You can get allies by being nice, but not unless you're also dominant.
^{^}
For me, it's not primarily about human values. It's about altruistic values. Whatever anything cares about, I care about that in proportion to how much they care about it.

Vasco Grilo @ 2023-06-10T19:20 (+4)

Thanks for that story!

I'm skeptical a randomly drawn AI will meet the same requirements for that to happen to them.

I think 100 % alignement with human values would be better than random values, but superintelligent AI would presumably be trained on human data, so it would be aligned with human values somewhat. I also wonder about the extent to which the values of the superintelligent AI could change, hopefully for the better (as human values have).

rime @ 2023-06-10T19:46 (+3)

I also have specific just-so stories for why human values have changed for "moral circle expansion" over time, and I'm not optimistic that process will continue indefinitely unless intervened on.

Anyway, these are important questions!

EdoArad @ 2023-06-10T14:39 (+4)

The first couple of paragraphs made me think that you consider the claim "SAI will be good by default", rather than "our goal should be to install good values in our SAI rather than to focus on aligning it with human values (which may be less good)". Is this a good reformulation of the question?

Vasco Grilo @ 2023-06-10T14:49 (+2)

Thanks for the comment, Edo!

I guess the rise of humans has been good to the universe, but disempowered other animal species. So my intuition points towards SAI being good to the universe, even if it disempowers humans by default. However, I do not really know.

dr_s @ 2023-11-23T19:11 (+3)

good to the universe

Good in what sense? I don't really buy the moral realist perspective - I don't see where could this "real morality" possibly come from. But on top of that, I think we all agree that disempowerment, genocide, slavery, etc. are bad; we also frown upon our own disempowerment of non-human animals. So there are two options:

either the "real morality" is completely different and alien from the morality we humans currently tend to aspire to as an ideal (at least in this corner of the world and of the internet), or
a SAI that would disempower us despite being vastly more smart and capable and having no need to would be pretty evil.

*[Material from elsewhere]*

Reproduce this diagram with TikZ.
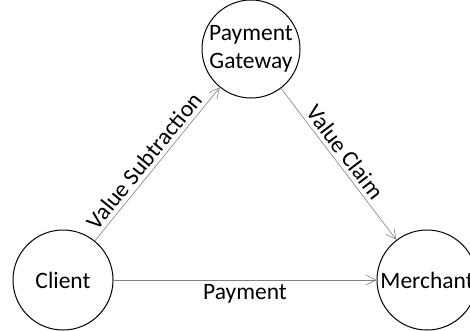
\documentclass[tikz,border=0pt]{standalone}
\usepackage{fontspec}
\setmainfont{Carlito}
\usetikzlibrary{arrows.meta}
\begin{document}
\begin{tikzpicture}[
		x=1pt, y=-1pt,
		party/.style={circle,draw,line width=1pt,minimum size=98pt,inner sep=0pt,align=center,font=\fontsize{23.5}{28}\selectfont},
		flow/.style={draw=gray,line width=0.6pt,-{Straight Barb[length=10pt,width=10pt]}},
		flowlabel/.style={font=\fontsize{23.5}{28}\selectfont,inner sep=4pt}
	]
	\useasboundingbox (0,0) rectangle (470,330);
	\node[party] (gateway) at (251,49) {Payment\\Gateway};
	\node[party,minimum size=100pt] (client) at (63,280) {Client};
	\node[party,minimum size=100pt] (merchant) at (427,280) {Merchant};
	\draw[flow] (client) -- node[flowlabel,sloped,above,pos=0.47] {Value Subtraction} (gateway);
	\draw[flow] (gateway) -- node[flowlabel,sloped,above,pos=0.47] {Value Claim} (merchant);
	\draw[flow] (client) -- node[flowlabel,below] {Payment} (merchant);
\end{tikzpicture}
\end{document}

If it's 1, then I'm even more curious to know what this real morality is, why should I care, or why would the SAI understand it while we seem to be drifting further away from it. And if it's 2, then obviously unleashing an evil SAI on the universe is a horrible thing to do, not just for us, but for everyone else in our future light cone. Either way, I don't see a path to "maybe we should let SAI disempower us because it's the greater good". Any sufficiently nice SAI would understand well enough we don't want to be disempowered.

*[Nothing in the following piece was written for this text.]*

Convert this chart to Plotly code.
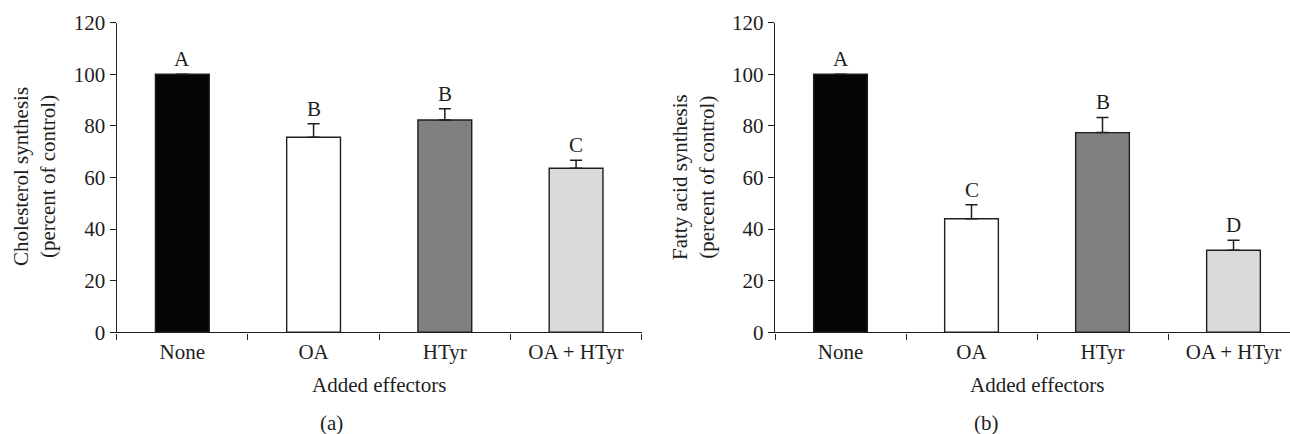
import plotly.graph_objects as go

categories = ["None", "OA", "HTyr", "OA + HTyr"]
chol_values = [100, 75.6, 82.3, 63.6]
chol_errors = [0, 5.2, 4.3, 3.1]
chol_letters = ["A", "B", "B", "C"]
fa_values = [100, 44.0, 77.4, 31.8]
fa_errors = [0, 5.4, 5.9, 3.9]
fa_letters = ["A", "C", "B", "D"]
bar_colors = ["#050505", "#ffffff", "#808080", "#d9d9d9"]
y_ticks = [0, 20, 40, 60, 80, 100, 120]

W, H = 1290, 434
FONT = "Liberation Serif"
INK = "#1e1e1e"
FS = 21

def px_x(p):
    return p / W

def px_y(p):
    return 1 - p / H

fig = go.Figure()

for vals, errs, xa, ya in [(chol_values, chol_errors, "x", "y"),
                           (fa_values, fa_errors, "x2", "y2")]:
    fig.add_trace(go.Bar(
        x=categories, y=vals, xaxis=xa, yaxis=ya,
        marker=dict(color=bar_colors, line=dict(color=INK, width=1.4)),
        width=0.41,
        error_y=dict(type="data", array=errs, arrayminus=[0] * len(errs),
                     symmetric=False, color=INK, thickness=1.5, width=6),
        showlegend=False, hoverinfo="skip",
    ))

ydom = [px_y(332.3), px_y(22.7)]
axis_common = dict(showline=True, linecolor=INK, linewidth=1.4, ticks="outside",
                   tickcolor=INK, ticklen=6, tickwidth=1.4, showgrid=False,
                   zeroline=False, automargin=False,
                   tickfont=dict(family=FONT, size=FS, color=INK))

fig.update_layout(
    width=W, height=H, margin=dict(l=0, r=0, t=0, b=0, pad=0, autoexpand=False),
    paper_bgcolor="white", plot_bgcolor="white",
    font=dict(family=FONT, size=FS, color=INK),
    xaxis=dict(domain=[px_x(116.7), px_x(641.7)], type="category",
               range=[-0.5, 3.5], tickson="boundaries", **axis_common),
    yaxis=dict(domain=ydom, range=[0, 120], tickvals=y_ticks, **axis_common),
    xaxis2=dict(domain=[px_x(775), 1.0], type="category", anchor="y2",
                range=[-0.5, -0.5 + (1290 - 775) / 131.0], tickson="boundaries",
                **axis_common),
    yaxis2=dict(domain=ydom, range=[0, 120], tickvals=y_ticks, anchor="x2",
                **axis_common),
)

def text_ann(**kw):
    base = dict(showarrow=False, xanchor="center", yanchor="middle",
                font=dict(family=FONT, size=FS, color=INK))
    base.update(kw)
    return base

annotations = []
for vals, errs, letters, xr, yr in [(chol_values, chol_errors, chol_letters, "x", "y"),
                                    (fa_values, fa_errors, fa_letters, "x2", "y2")]:
    for i, (v, e, t) in enumerate(zip(vals, errs, letters)):
        annotations.append(text_ann(x=i, y=v + e, xref=xr, yref=yr, text=t,
                                    yanchor="bottom", yshift=1))
    annotations.append(text_ann(x=1.5, y=px_y(385), xref=xr, yref="paper",
                                text="Added effectors"))

annotations.append(text_ann(x=px_x(35), y=px_y(177), xref="paper", yref="paper",
                            text="Cholesterol synthesis<br>(percent of control)",
                            textangle=-90))
annotations.append(text_ann(x=px_x(694), y=px_y(177), xref="paper", yref="paper",
                            text="Fatty acid synthesis<br>(percent of control)",
                            textangle=-90))
annotations.append(text_ann(x=px_x(331), y=px_y(423), xref="paper", yref="paper",
                            text="(a)"))
annotations.append(text_ann(x=px_x(986), y=px_y(423), xref="paper", yref="paper",
                            text="(b)"))
fig.update_layout(annotations=annotations)

fig.write_html("out.html")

Vasco Grilo @ 2024-01-14T16:02 (+2)

From Nate Soares' post Cosmopolitan values don't come free:

Short version: if the future is filled with weird artificial and/or alien minds having their own sort of fun in weird ways that I might struggle to understand with my puny meat-brain, then I'd consider that a win. When I say that I expect AI to destroy everything we value, I'm not saying that the future is only bright if humans-in-particular are doing human-specific things. I'm saying that I expect AIs to make the future bleak and desolate, and lacking in fun or wonder of any sort^[1].

Vasco Grilo @ 2023-06-19T09:38 (+2)

Paul Christiano discussed the value of unaligned AI on The 80,000 Hours Podcast (in October 2018). Pretty interesting!